Shannon Minter, legal director of the National Center for Lesbian Rights (NCLR), was lead counsel for same-sex couples in the landmark California marriage equality case which held that same-sex couples have the fundamental right to marry and that laws that discriminate based on sexual orientation are discriminatory and subject to the highest level of constitutional scrutiny.

Minter was NCLR’s lead attorney in Christian Legal Society v. Martinez, a U.S. Supreme Court decision upholding student group policies prohibiting discrimination based on sexual orientation and gender identity and rejecting the argument that such policies violated a student group’s rights to freedom of speech, religion and association.

Judge G. Helen Whitener was appointed to the Washington State Supreme Court in April 2020 and elected to retain her position in November 2020. Prior to that, Whitener served as a judge on the Pierce County Superior Court and the Washington State Board of Industrial Insurance Appeals and as a pro-tem judge in Pierce County District Court and the City of Tacoma Municipal Court.

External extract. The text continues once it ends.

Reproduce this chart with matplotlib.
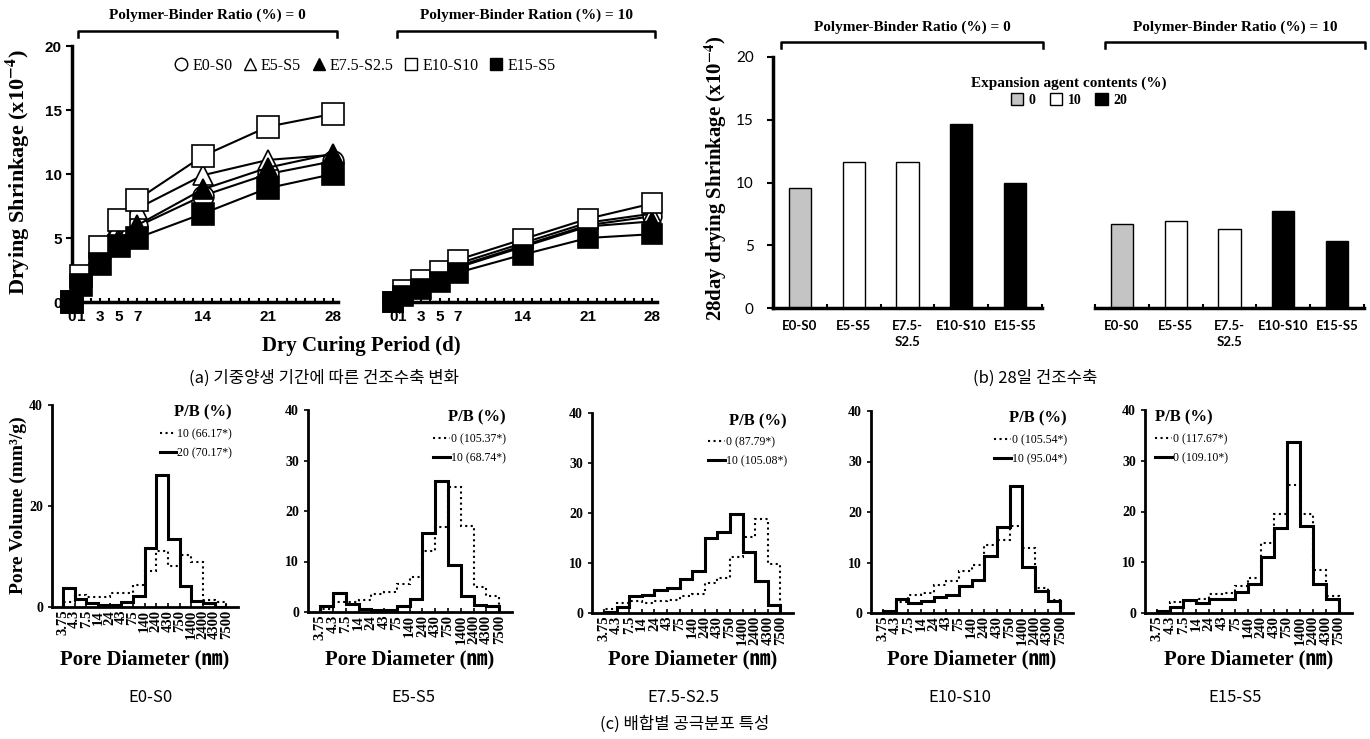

Whitener previously  litigated civil and criminal cases as first a prosecutor and defense attorney and later as a managing partner at Whitener Rainey Writt PS in Tacoma. She serves on the board of the International Association of LGBT Judges as well as on the Washington State Office of Civil Legal Aid Oversight Committee.

Whitener is the first Black woman to serve on the Washington Supreme Court, the fourth immigrant-born justice and the first Black LGBT judge in the State of Washington.